In the second part of the book, L’Hôte presents internal and external change as two major themes in NL. Internal change would be man-made, controlled and carried by internal agents (the British government, the LP and the country). L’Hôte shows that the conceptual metaphor politics is a journey presents NL’s move forward (in time and space) and away from the demonised past as progress. Globalisation then is construed metaphorically as an external agent, an irresistible force that inevitably brings about change. This strategy is supposed to recast actions as no-alternative choices, thus helping NL in legitimising difficult policy choices and diluting the party’s responsibility.
L’Hôte uses the online software tool WMatrix to work on her main three political corpora. Her primary corpus is the NL corpus and the secondary corpora are the pre-1994 LP corpus and the CP. While the NL and LP corpora allow for a diachronic comparison between Labour’s past and present/future, the compared genres are quite varied, and only party conference speeches and manifestos compose the former. A synchronic analysis is made possible by the comparison of NL with CP, the latter presenting the politically opposite view. This comparison meets the challenge of a difference in speaker roles, as in NL the speaker role is uniformly occupied by Tony Blair.
L’Hôte builds her research design so as to avoid the ideological point of view that CDA (p. 20) brings along. Ideology theory, however, holds that ideology starts with the subject itself. Discursive effects, such as the constructed continuity and distance or the no-alternative choice strategy L’Hôte found to exist in NL, could be seen as examples of the most basic ideological effects of naturalisation and misrecognition.

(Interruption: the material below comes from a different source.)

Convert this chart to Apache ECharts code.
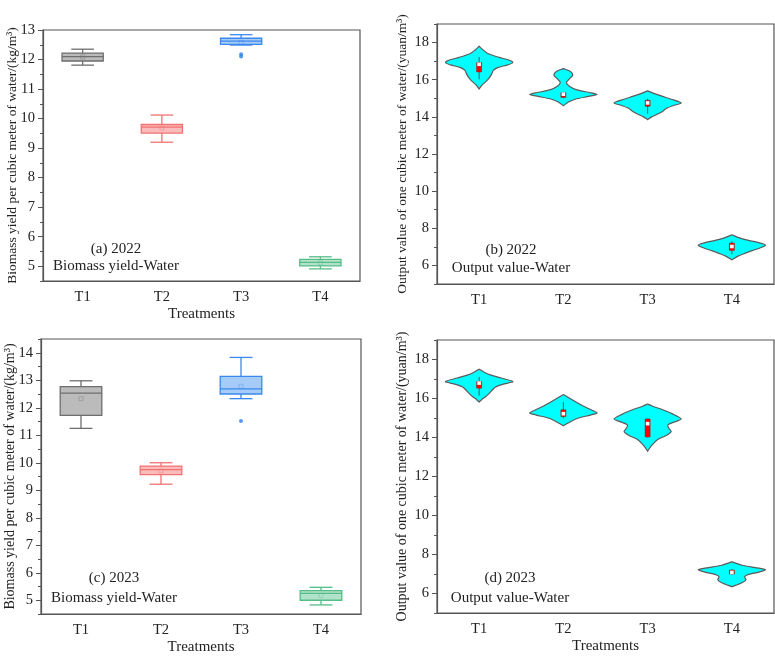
<!DOCTYPE html>
<html style="height: 100%">
<head>
    <meta charset="utf-8">
    <script src="https://cdn.jsdelivr.net/npm/echarts@6/dist/echarts.min.js"></script>
</head>
<body style="height: 100%; margin: 0; background: #fff">
    <div id="main" style="width: 775px; height: 658px;"></div>
    <script type="text/javascript">
    // categories and tick labels
    var cats = ['T1', 'T2', 'T3', 'T4'];
    var ticksBio22 = [5, 6, 7, 8, 9, 10, 11, 12, 13];
    var ticksBio23 = [5, 6, 7, 8, 9, 10, 11, 12, 13, 14];
    var ticksOut = [6, 8, 10, 12, 14, 16, 18];

    // boxplot stats: [min, q1, median, q3, max, mean]
    var bio2022 = [
        [11.81, 11.95, 12.10, 12.22, 12.35, 12.09],
        [9.20, 9.51, 9.71, 9.80, 10.12, 9.68],
        [12.49, 12.51, 12.62, 12.72, 12.84, 12.58],
        [4.91, 5.01, 5.13, 5.23, 5.32, 5.12]
    ];
    var bio2023 = [
        [11.25, 11.72, 12.53, 12.77, 12.98, 12.33],
        [9.22, 9.57, 9.75, 9.88, 10.00, 9.70],
        [12.33, 12.50, 12.69, 13.14, 13.83, 12.78],
        [4.83, 5.00, 5.25, 5.35, 5.47, 5.17]
    ];
    // outliers: [category index, value]
    var bioOut2022 = [[2, 12.18], [2, 12.10]];
    var bioOut2023 = [[2, 11.52]];

    // violin outlines: [value, relative half width]
    var violin2022 = [
        [[17.8, 0], [17.6, 0.12], [17.4, 0.27], [17.2, 0.6], [17.05, 0.9], [16.92, 1.0], [16.8, 0.85], [16.65, 0.55], [16.5, 0.42], [16.3, 0.37], [16.1, 0.3], [15.9, 0.2], [15.7, 0.08], [15.5, 0]],
        [[16.6, 0], [16.45, 0.2], [16.25, 0.28], [16.05, 0.18], [15.85, 0.09], [15.65, 0.18], [15.45, 0.4], [15.3, 0.8], [15.2, 1.0], [15.1, 0.75], [14.95, 0.35], [14.8, 0.15], [14.6, 0]],
        [[15.4, 0], [15.25, 0.2], [15.1, 0.45], [14.95, 0.7], [14.75, 1.0], [14.6, 0.75], [14.45, 0.55], [14.3, 0.45], [14.15, 0.3], [14.0, 0.12], [13.85, 0]],
        [[7.65, 0], [7.5, 0.2], [7.35, 0.5], [7.2, 0.85], [7.08, 1.0], [6.95, 0.85], [6.8, 0.6], [6.65, 0.38], [6.5, 0.18], [6.3, 0]]
    ];
    var violin2023 = [
        [[17.5, 0], [17.35, 0.15], [17.2, 0.35], [17.05, 0.65], [16.87, 1.0], [16.75, 0.75], [16.6, 0.5], [16.45, 0.4], [16.3, 0.32], [16.1, 0.2], [15.95, 0.08], [15.82, 0]],
        [[16.2, 0], [16.0, 0.2], [15.8, 0.4], [15.6, 0.6], [15.4, 0.85], [15.26, 1.0], [15.15, 0.8], [15.0, 0.45], [14.85, 0.25], [14.7, 0.1], [14.6, 0]],
        [[15.72, 0], [15.6, 0.15], [15.42, 0.45], [15.2, 0.75], [14.95, 1.0], [14.8, 0.8], [14.65, 0.6], [14.5, 0.62], [14.3, 0.7], [14.1, 0.55], [13.9, 0.3], [13.6, 0.12], [13.3, 0]],
        [[7.62, 0], [7.45, 0.3], [7.3, 0.8], [7.22, 1.0], [7.1, 0.8], [6.95, 0.45], [6.85, 0.38], [6.7, 0.42], [6.55, 0.3], [6.35, 0]]
    ];
    // inner box of violins: [whisker low, q1, q3, whisker high, mean]
    var out2022 = [
        [16.02, 16.42, 16.92, 17.22, 16.83],
        [15.00, 15.05, 15.30, 15.35, 15.22],
        [14.17, 14.57, 14.89, 14.98, 14.75],
        [6.60, 6.81, 7.20, 7.30, 7.02]
    ];
    var out2023 = [
        [16.14, 16.53, 16.87, 17.10, 16.79],
        [14.98, 15.08, 15.42, 15.82, 15.22],
        [14.00, 14.03, 14.95, 14.97, 14.71],
        [6.95, 7.00, 7.20, 7.25, 7.08]
    ];

    var boxColors = [
        { line: '#6e6e6e', fill: 'rgba(120,120,120,0.5)' },
        { line: '#f27272', fill: 'rgba(245,120,120,0.5)' },
        { line: '#3b88ee', fill: 'rgba(60,140,240,0.45)' },
        { line: '#55bd87', fill: 'rgba(85,190,135,0.45)' }
    ];
    var font = 'Liberation Serif, Times New Roman, serif';

    var myChart = echarts.init(document.getElementById('main'));

    function boxRender(params, api) {
        var c = boxColors[params.dataIndex];
        var cat = api.value(0);
        var band = api.size([1, 0])[0];
        var bw = band * 0.52;
        var cw = bw * 0.55;
        var x = api.coord([cat, 0])[0];
        var yMin = api.coord([cat, api.value(1)])[1];
        var yQ1 = api.coord([cat, api.value(2)])[1];
        var yMed = api.coord([cat, api.value(3)])[1];
        var yQ3 = api.coord([cat, api.value(4)])[1];
        var yMax = api.coord([cat, api.value(5)])[1];
        var yMean = api.coord([cat, api.value(6)])[1];
        var ls = { stroke: c.line, lineWidth: 1.3 };
        return {
            type: 'group',
            children: [
                { type: 'line', shape: { x1: x, y1: yQ3, x2: x, y2: yMax }, style: ls },
                { type: 'line', shape: { x1: x, y1: yQ1, x2: x, y2: yMin }, style: ls },
                { type: 'line', shape: { x1: x - cw / 2, y1: yMax, x2: x + cw / 2, y2: yMax }, style: ls },
                { type: 'line', shape: { x1: x - cw / 2, y1: yMin, x2: x + cw / 2, y2: yMin }, style: ls },
                { type: 'rect', shape: { x: x - bw / 2, y: yQ3, width: bw, height: yQ1 - yQ3 }, style: { fill: c.fill, stroke: c.line, lineWidth: 1.3 } },
                { type: 'line', shape: { x1: x - bw / 2, y1: yMed, x2: x + bw / 2, y2: yMed }, style: ls },
                { type: 'rect', shape: { x: x - 2, y: yMean - 2, width: 4, height: 4 }, style: { fill: 'none', stroke: c.line, lineWidth: 0.6, opacity: 0.6 } }
            ]
        };
    }

    function violinRender(profiles) {
        return function(params, api) {
            var cat = api.value(0);
            var band = api.size([1, 0])[0];
            var half = band * 0.4;
            var prof = profiles[params.dataIndex];
            var right = [], left = [];
            prof.forEach(function(p) {
                var pt = api.coord([cat, p[0]]);
                right.push([pt[0] + p[1] * half, pt[1]]);
                left.unshift([pt[0] - p[1] * half, pt[1]]);
            });
            var x = api.coord([cat, 0])[0];
            var yLo = api.coord([cat, api.value(1)])[1];
            var yQ1 = api.coord([cat, api.value(2)])[1];
            var yQ3 = api.coord([cat, api.value(3)])[1];
            var yHi = api.coord([cat, api.value(4)])[1];
            var yMean = api.coord([cat, api.value(5)])[1];
            var bw = 5;
            return {
                type: 'group',
                children: [
                    { type: 'polygon', shape: { points: right.concat(left), smooth: 0.25 }, style: { fill: '#00ffff', stroke: '#5a5a5a', lineWidth: 1.2 } },
                    { type: 'line', shape: { x1: x, y1: yHi, x2: x, y2: yLo }, style: { stroke: '#555', lineWidth: 1 } },
                    { type: 'rect', shape: { x: x - bw / 2, y: yQ3, width: bw, height: Math.max(yQ1 - yQ3, 2) }, style: { fill: '#ff0000', stroke: '#b00000', lineWidth: 0.5 } },
                    { type: 'rect', shape: { x: x - 1.8, y: yMean - 1.8, width: 3.6, height: 3.6 }, style: { fill: '#ffffff', stroke: 'none' } }
                ]
            };
        };
    }

    function xAx(idx, withName) {
        return {
            type: 'category', gridIndex: idx, data: cats,
            name: withName ? 'Treatments' : '', nameLocation: 'middle', nameGap: 26,
            nameTextStyle: { fontFamily: font, fontSize: 15, color: '#222' },
            axisLine: { lineStyle: { color: '#555', width: 1.2 } },
            axisTick: { alignWithLabel: true, length: 5, lineStyle: { color: '#555' } },
            axisLabel: { fontFamily: font, fontSize: 14.5, color: '#222', margin: 9 },
            splitLine: { show: false }
        };
    }

    function yAxPair(idx, min, max, step, ticks, name, nameSize, nameGap) {
        return [{
            type: 'value', gridIndex: idx, position: 'left', min: min, max: max, interval: step,
            name: name, nameLocation: 'middle', nameGap: nameGap, nameRotate: 90, nameMoveOverlap: false,
            nameTextStyle: { fontFamily: font, fontSize: nameSize, color: '#222' },
            axisLine: { show: true, lineStyle: { color: '#555', width: 1.2 } },
            axisTick: { show: true, length: 3, lineStyle: { color: '#555' } },
            axisLabel: { fontFamily: font, fontSize: 14.5, color: '#222', margin: 8, customValues: ticks },
            splitLine: { show: false }
        }, {
            type: 'value', gridIndex: idx, position: 'left', offset: 0, min: min, max: max, interval: step,
            axisLine: { show: false },
            axisTick: { show: true, length: 5, customValues: ticks, lineStyle: { color: '#555' } },
            axisLabel: { show: false },
            splitLine: { show: false }
        }];
    }

    var gridStyle = { show: true, borderColor: '#555', borderWidth: 1.2, backgroundColor: 'transparent' };
    function label(text, left, top, lh) {
        return {
            text: text, left: left, top: top, textAlign: 'center',
            textStyle: { fontFamily: font, fontSize: 15, fontWeight: 'normal', color: '#222', lineHeight: lh }
        };
    }

    var yAxes = []
        .concat(yAxPair(0, 4.5, 13, 0.5, ticksBio22, 'Biomass yield per cubic meter of water/(kg/m³)', 13.5, 24))
        .concat(yAxPair(1, 5, 19, 1, ticksOut, 'Output value of one cubic meter of water/(yuan/m³)', 13.5, 28))
        .concat(yAxPair(2, 4.5, 14.5, 0.5, ticksBio23, 'Biomass yield per cubic meter of water/(kg/m³)', 14, 24))
        .concat(yAxPair(3, 5, 19, 1, ticksOut, 'Output value of one cubic meter of water/(yuan/m³)', 14, 28));

    var option = {
        animation: false,
        backgroundColor: '#fff',
        title: [
            label('(a) 2022\nBiomass yield-Water', 111, 236, 17),
            label('(b) 2022\nOutput value-Water', 506, 236, 18),
            label('(c) 2023\nBiomass yield-Water', 109, 563, 20),
            label('(d) 2023\nOutput value-Water', 505, 563, 20)
        ],
        grid: [
            Object.assign({ left: 43, top: 30, width: 317, height: 251 }, gridStyle),
            Object.assign({ left: 437, top: 24, width: 337, height: 260 }, gridStyle),
            Object.assign({ left: 41, top: 339, width: 320, height: 275 }, gridStyle),
            Object.assign({ left: 437, top: 340, width: 337, height: 273 }, gridStyle)
        ],
        xAxis: [xAx(0, true), xAx(1, false), xAx(2, true), xAx(3, true)],
        yAxis: yAxes,
        series: [{
            type: 'custom', xAxisIndex: 0, yAxisIndex: 0, renderItem: boxRender,
            data: bio2022.map(function(b, i) { return [i].concat(b); })
        }, {
            type: 'scatter', xAxisIndex: 0, yAxisIndex: 0, symbolSize: 4,
            itemStyle: { color: '#2f7fe8' }, data: bioOut2022
        }, {
            type: 'custom', xAxisIndex: 1, yAxisIndex: 2, renderItem: violinRender(violin2022),
            data: out2022.map(function(b, i) { return [i].concat(b); })
        }, {
            type: 'custom', xAxisIndex: 2, yAxisIndex: 4, renderItem: boxRender,
            data: bio2023.map(function(b, i) { return [i].concat(b); })
        }, {
            type: 'scatter', xAxisIndex: 2, yAxisIndex: 4, symbolSize: 4,
            itemStyle: { color: '#2f7fe8' }, data: bioOut2023
        }, {
            type: 'custom', xAxisIndex: 3, yAxisIndex: 6, renderItem: violinRender(violin2023),
            data: out2023.map(function(b, i) { return [i].concat(b); })
        }]
    };

    myChart.setOption(option);
    </script>
</body>
</html>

As far as the link between cognitive linguistics and corpus linguistics is concerned, the author mainly uses the former as a tool for semantic description of what has been proven statistically significant. Hypothesis construction thus relies not so much on cognitive linguistics as on insights from political science theory. The book most importantly brings empirical proof and detailed semantic, pragmatic and cognitive description to the rhetorical media campaign of ‘New Labour’ that strategists such as Alastair Campbell developed.
The theoretical part, one feels, has been curtailed for the benefit of this detailed empirical account. This means that knowledge of the basic theories is a definite plus for any reader. Even though there is a very useful step-by-step description of the complex research design, a glossary might have been a useful tool to navigate amid the large number of theories, concepts, methods and technical terms that cover everything from statistical calculations to a detailed account of cognitive mental space constructions. The wealth of technical terms and tags might prove challenging to non-initiated readers.
Given its overall didactic baseline and innovative cross-disciplinary approach, this book, which is based on L’Hôte’s PhD, will be of interest to students and experts, linguists and non-linguists alike. L’Hôte skillfully balances quantitative data and semantic (pragmatic) as well as cognitive phenomena. It is an empirically well backed-up and insightfully argued analysis.